Square Enix wants to use AI neural networks and machine learning to help identify bugs and glitches and take some of the stress from QA testing.
While cruising Square Enix's job listings I found something rather interesting: The company's Advanced Technology Division, which is responsible for high-tech R&D, is hiring an AI-based QA automation researcher with the aim to "efficiently reduce the amount of manual labor on game QA."
Right now the listing is just for R&D, meaning we shouldn't expect it to translate to games any time soon. Given Square Enix's penchant for years-long development cycles and long-winded, expansive, and finely-articulated experiences, any effort to help QA will ship games faster. The sooner bugs are identified, the sooner devs can squash them and optimize the game, and the sooner it hits store shelves.

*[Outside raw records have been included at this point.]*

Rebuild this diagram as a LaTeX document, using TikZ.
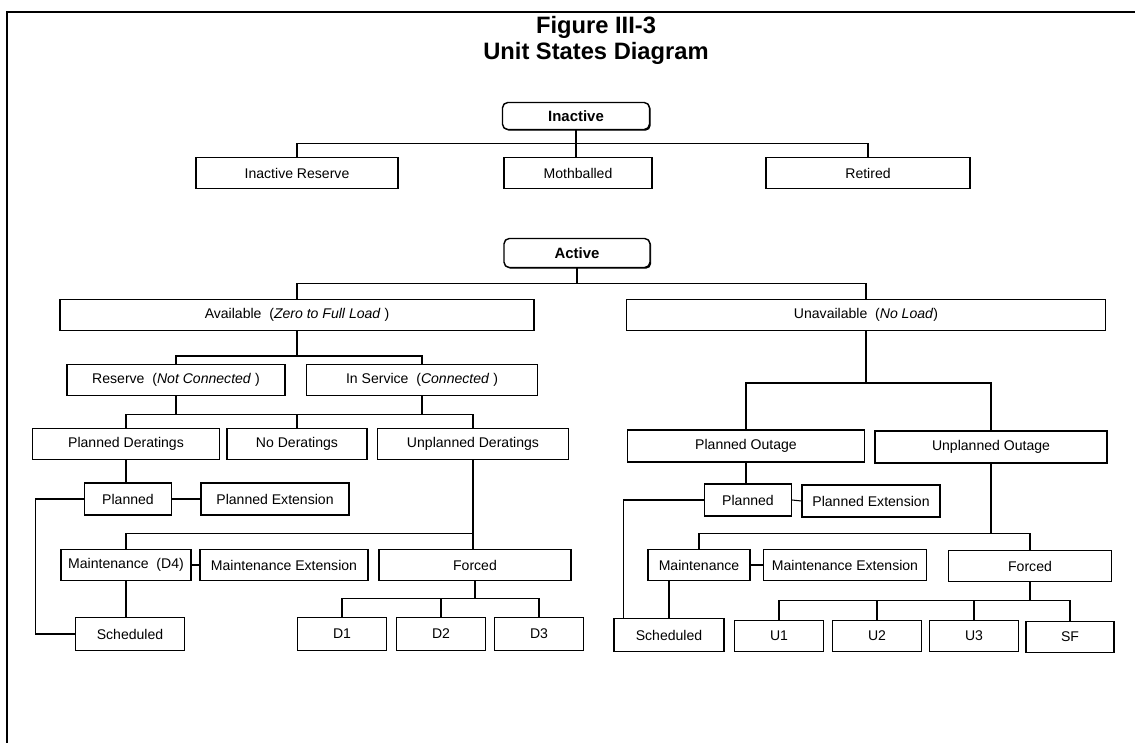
\documentclass[tikz,border=0pt]{standalone}
\usepackage{fontspec}
\setmainfont{Liberation Sans}
\usetikzlibrary{shadows}
\tikzset{
  box/.style={draw, line width=0.6pt, fill=white, inner sep=1pt, minimum height=0.62cm, font=\fontsize{8}{9.6}\selectfont},
  topbox/.style={draw, line width=0.8pt, rounded corners=3pt, fill=white, font=\fontsize{8.5}{10}\selectfont\bfseries,
    drop shadow={shadow xshift=0.7pt, shadow yshift=-0.7pt, fill=black, opacity=1}},
  wd/.style={minimum width=#1*0.02cm},
  ht/.style={minimum height=#1*0.02cm},
  link/.style={line width=0.6pt},
}

\begin{document}
\begin{tikzpicture}[x=0.02cm, y=-0.02cm]
 \useasboundingbox (0,0) rectangle (1135,743);
 \draw [line width=0.6pt] (7,743) -- (7,12) -- (1135,12);
 \node [font=\fontsize{13.5}{16}\selectfont\bfseries] (title) at (596,27) {Figure III-3};
 \node [font=\fontsize{13.5}{16}\selectfont\bfseries] (subtitle) at (596,53) {Unit States Diagram};

 % inactive states
 \node [topbox, wd=147, ht=27] (inact) at (576,116) {Inactive};
 \node [box, wd=202] (ires) at (297,173) {Inactive Reserve};
 \node [box, wd=148] (moth) at (578,173) {Mothballed};
 \node [box, wd=204] (reti) at (868,173) {Retired};

 % active states
 \node [topbox, wd=146, ht=29] (act) at (577,253) {Active};
 \node [box, wd=474] (avail) at (297,315) {Available\ \ (\textit{Zero to Full Load} )};
 \node [box, wd=479] (unav) at (866,315) {Unavailable\ \ (\textit{No Load})};
 \node [box, wd=218] (resv) at (176,380) {Reserve\ \ (\textit{Not Connected} )};
 \node [box, wd=231] (insv) at (422,380) {In Service\ \ (\textit{Connected} )};
 \node [box, wd=187] (pder) at (126,444) {Planned Deratings};
 \node [box, wd=140] (noder) at (297,444) {No Deratings};
 \node [box, wd=191] (uder) at (473,444) {Unplanned Deratings};
 \node [box, wd=87, ht=32] (plan) at (128,499) {Planned};
 \node [box, wd=148, ht=32] (plext) at (275,499) {Planned Extension};
 \node [box, wd=130] (maint) at (126,565) {Maintenance\ \ (D4)};
 \node [box, wd=168] (mext) at (284,565) {Maintenance Extension};
 \node [box, wd=192] (forc) at (475,565) {Forced};
 \node [box, wd=109, ht=33] (sched) at (130,634) {Scheduled};
 \node [box, wd=89, ht=33] (d1) at (342,634) {D1};
 \node [box, wd=89, ht=33] (d2) at (441,634) {D2};
 \node [box, wd=89, ht=33] (d3) at (539,634) {D3};

 \node [box, wd=237, ht=32] (pout) at (746,446) {Planned Outage};
 \node [box, wd=232, ht=32] (uout) at (991,447) {Unplanned Outage};
 \node [box, wd=87, ht=32] (planR) at (748,500) {Planned};
 \node [box, wd=138, ht=32] (plextR) at (871,501) {Planned Extension};
 \node [box, wd=102] (maintR) at (699,565) {Maintenance};
 \node [box, wd=163] (mextR) at (845,565) {Maintenance Extension};
 \node [box, wd=163] (forcR) at (1030,566) {Forced};
 \node [box, wd=110, ht=33] (schedR) at (669,635) {Scheduled};
 \node [box, wd=89, ht=31] (u1) at (779,636) {U1};
 \node [box, wd=89, ht=31] (u2) at (877,636) {U2};
 \node [box, wd=89, ht=31] (u3) at (974,636) {U3};
 \node [box, wd=88, ht=31] (sf) at (1070,637) {SF};

 % inactive tree
 \draw [link] (inact.south) -- ++(0,13) coordinate (j0);
 \draw [link] (j0) -| (ires.north);
 \draw [link] (j0) -| (reti.north);
 \draw [link] (j0) -- (j0 |- moth.north);

 % active tree
 \draw [link] (act.south) -- ++(0,15.5) coordinate (j1);
 \draw [link] (j1) -| (avail.north);
 \draw [link] (j1) -| (unav.north);
 \draw [link] (avail.south) -- ++(0,25) coordinate (j2);
 \draw [link] (j2) -| (resv.north);
 \draw [link] (j2) -| (insv.north);
 \draw [link] (resv.south) -- ++(0,18) coordinate (j3);
 \draw [link] (j3) -| (pder.north);
 \draw [link] (j3) -| (uder.north);
 \draw [link] (noder.north) -- (noder.north |- j3);
 \draw [link] (insv.south) -- (insv.south |- j3);
 \draw [link] (pder.south) -- (pder.south |- plan.north);
 \draw [link] (plan.east) -- (plext.west);
 \draw [link] (uder.south) -- (uder.south |- forc.north);
 \path (uder.south) ++(0,73.5) coordinate (j4);
 \draw [link] (j4) -| (maint.north);
 \draw [link] (maint.east) -- (mext.west);
 \draw [link] (maint.south) -- (maint.south |- sched.north);
 \draw [link] (plan.west) -- ++(-48.5,0) |- (sched.west);
 \draw [link] (forc.south) -- ++(0,17.5) coordinate (j5);
 \draw [link] (j5) -| (d1.north);
 \draw [link] (j5) -| (d3.north);
 \draw [link] (d2.north) -- (d2.north |- j5);

 \draw [link] (unav.south) -- ++(0,52) coordinate (j6);
 \draw [link] (j6) -| (pout.north);
 \draw [link] (j6) -| (uout.north);
 \draw [link] (pout.south) -- (pout.south |- planR.north);
 \draw [link] (planR.east) -- (plextR.west);
 \draw [link] (planR.west) -- ++(-80.5,0) coordinate (k1);
 \draw [link] (k1) -- (k1 |- schedR.north);
 \draw [link] (uout.south) -- ++(0,70) coordinate (j7);
 \draw [link] (j7) -| (maintR.north);
 \draw [link] (j7) -| (forcR.north);
 \draw [link] (maintR.east) -- (mextR.west);
 \draw [link] (schedR.north) -- (schedR.north |- maintR.south);
 \draw [link] (forcR.south) -- ++(0,18.5) coordinate (j8);
 \draw [link] (j8) -| (u1.north);
 \draw [link] (j8) -| (sf.north);
 \draw [link] (u2.north) -- (u2.north |- j8);
 \draw [link] (u3.north) -- (u3.north |- j8);
\end{tikzpicture}
\end{document}
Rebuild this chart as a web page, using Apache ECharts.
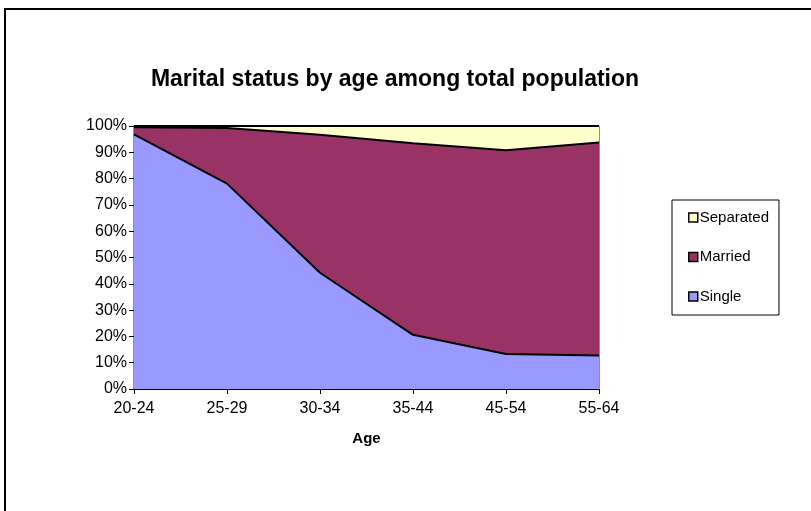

This is pretty huge for Square Enix and the industry at large. We've seen many publishers talk about using AI and neural networks, but specifics have been quite vague. The Final Fantasy developer wants to use AI to practically reduce the massive workloads that QA testers face, much of which leads to tons of hours of low-paying contractor work, hardly any recognition from the industry itself, and the arduous task of bug and glitch duplication.
Here's what the job listing states:
The main responsibility will be to research and develop new Artificial Intelligence techniques and algorithms to optimize Quality Assurance workflows. Through automation of test procedures or improvement of anomaly detection and debug operations, the purpose is to efficiently reduce the amount of manual labor on game QA. This is a new field of Artificial Intelligence, which will require both research and development tasks.
In practice, the core tasks will be to:
- Understand the actual needs of QA teams in process automation and define appropriate research objectives
- Conduct research and produce practical results that can be actually integrated into QA teams'workflows.